Austen’s 1817 letter to her young niece, Cassandra Esten Austen, is a bit hard to read even if you are an expert in 19th century handwriting styles. That’s because all the words are spelled backwards. Instead of signing off with “Good bye my dear Cassy,” for instance, Austen wrote “Doog eyb ym raed Yssac.” The letter served as both a New Year’s greeting and a puzzle for the 8-year-old to solve.

A close-up of a handwritten letter with words written backwards
The Morgan Library & Museum, MA 1034.6. Photography by Schecter Lee, 2009.

The letter is currently on view at the Morgan Library and Museum in New York City as part of the museum’s "Treasures From the Vault" exhibition, having been donated to the institution in 1975 by a Jane Austen collector and Morgan Library regular named Alberta Burke.
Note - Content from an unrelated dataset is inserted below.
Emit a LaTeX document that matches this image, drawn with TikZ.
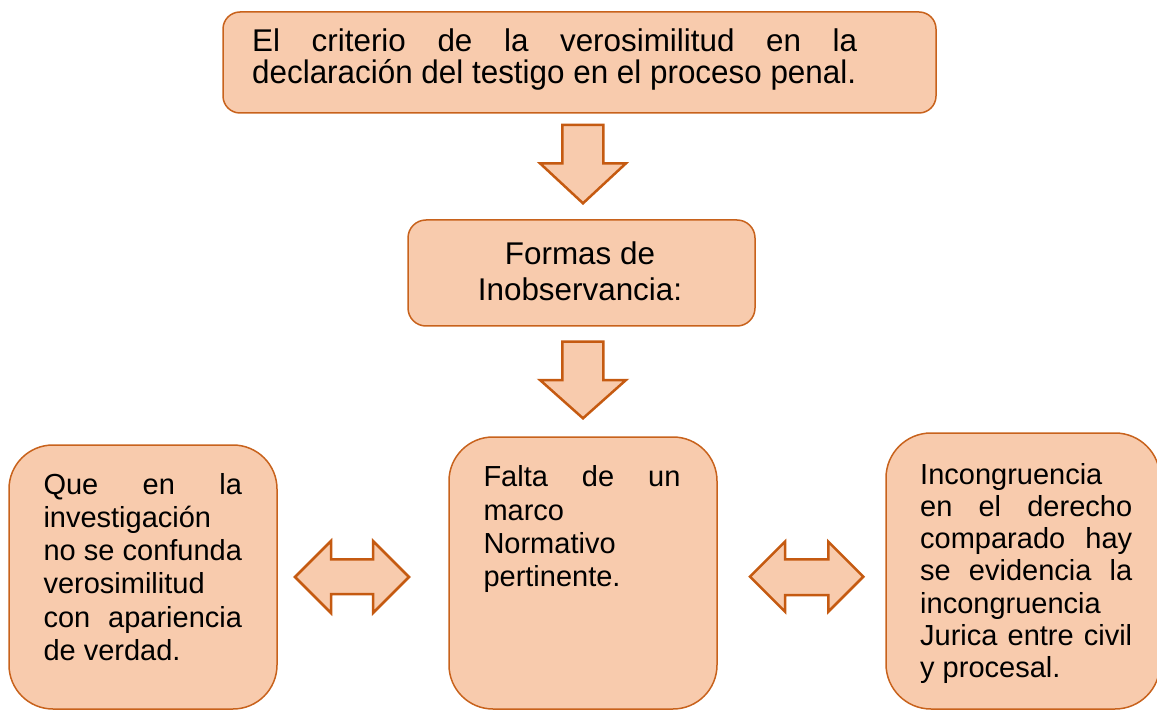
\documentclass[tikz,border=0pt]{standalone}
\usepackage{fontspec}
\setmainfont{Liberation Sans}
\definecolor{boxfill}{RGB}{248,203,173}
\definecolor{boxline}{RGB}{200,98,28}
\definecolor{arrline}{RGB}{197,90,17}
\newcommand\jline[1]{\makebox[\linewidth][s]{#1}\\}
\tikzset{
  box/.style={draw=boxline, fill=boxfill, line width=1.5pt, rectangle, rounded corners=#1, inner sep=0pt},
  txt/.style={anchor=base west, inner sep=0pt},
  barrow/.style={draw=arrline, fill=boxfill, line width=2.5pt, line join=miter}
}
\begin{document}
\begin{tikzpicture}[x=1pt,y=-1pt]
\useasboundingbox (0,0) rectangle (1157,711);
% boxes
\node[box=17, minimum width=713, minimum height=101] (top) at (579.5,62.5) {};
\node[box=18, minimum width=347, minimum height=106] (mid) at (581.5,273) {};
\node[box=44, minimum width=268, minimum height=264] (lbox) at (143,577) {};
\node[box=44, minimum width=268, minimum height=272] (cbox) at (583,573) {};
\node[box=45, minimum width=274, minimum height=276] (rbox) at (1023,571) {};
% texts
\node[txt] (ttop) at (252,51.7) {\parbox[t]{605pt}{\fontsize{31.4}{31.6}\selectfont\jline{El criterio de la verosimilitud en la}\scalebox{1}[1.04]{declaración del testigo en el proceso penal.}}};
\node[anchor=base, inner sep=0pt] (tmid) at (580,265) {\parbox[t]{320pt}{\centering\fontsize{31.4}{35.7}\selectfont Formas de\\Inobservancia:}};
\node[txt] (tl) at (43.3,494) {\parbox[t]{198.5pt}{\fontsize{29}{33.3}\selectfont\jline{Que en la}investigación\\\jline{no se confunda}verosimilitud\\\jline{con apariencia}de verdad.}};
\node[txt] (tc) at (483.3,486.7) {\parbox[t]{197pt}{\fontsize{29}{33.3}\selectfont\jline{Falta de un}marco\\Normativo\\pertinente.}};
\node[txt] (tr) at (920,484) {\parbox[t]{212pt}{\fontsize{29}{32.3}\selectfont Incongruencia\\\jline{en el derecho}\jline{comparado hay}\jline{se evidencia la}incongruencia\\\jline{Jurica entre civil}y procesal.}};
% block arrows
\draw[barrow] (562.3,125) -- (603.3,125) -- (603.3,163.3) -- (626,163.3) -- (583,203.3) -- (540,163.3) -- (562.3,163.3) -- cycle;
\draw[barrow] (562.3,341.7) -- (603.3,341.7) -- (603.3,380) -- (626,380) -- (583,418.3) -- (540,380) -- (562.3,380) -- cycle;
\draw[barrow] (295,577) -- (331,541) -- (331,559.3) -- (373,559.3) -- (373,541) -- (409,577) -- (373,613) -- (373,594) -- (331,594) -- (331,613) -- cycle;
\draw[barrow] (750,576.7) -- (785,541.7) -- (785,559.3) -- (828.3,559.3) -- (828.3,541.7) -- (863.3,576.7) -- (828.3,611.7) -- (828.3,595) -- (785,595) -- (785,611.7) -- cycle;
\end{tikzpicture}
\end{document}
While any of Austen’s communications would be of interest to fans and literary scholars, this one is particularly unique as a historical object. In it, Austen wishes Cassandra a happy new year and writes about a visit she received from six of Cassandra’s cousins the day before, telling her about the cake they ate, feeding robins, Frank’s Latin studies, and Sally’s new green dress.

A handwritten letter from Jane Austen
The Morgan Library & Museum, MA 1034.6. Photography by Schecter Lee, 2009.

“Those simple details give a sense of the texture of Austen’s everyday life—and that she thinks to communicate them to her young niece makes clear that ‘Aunt Jane’ knew just the kinds of tidbits a child of that age would relish,” Christine Nelson, the Morgan’s literary and historic manuscripts curator, tells Mental Floss.

Austen would die just six months later, making it a valuable look at the end of her life. As far as we know, no other backwards-written letters like the one sent to Cassandra have survived in Austen’s archives, according to Nelson, but she says she wouldn’t be surprised if the famous author wrote more. “Given her love of riddles and linguistic games (which comes through, of course, in her novels), I have to believe that other family members were the recipients of similarly playful epistolary gifts,” Nelson says.

If you make it to New York City, you can go decode the letter yourself in person. It will be on display at the Morgan Library until March 11, 2018.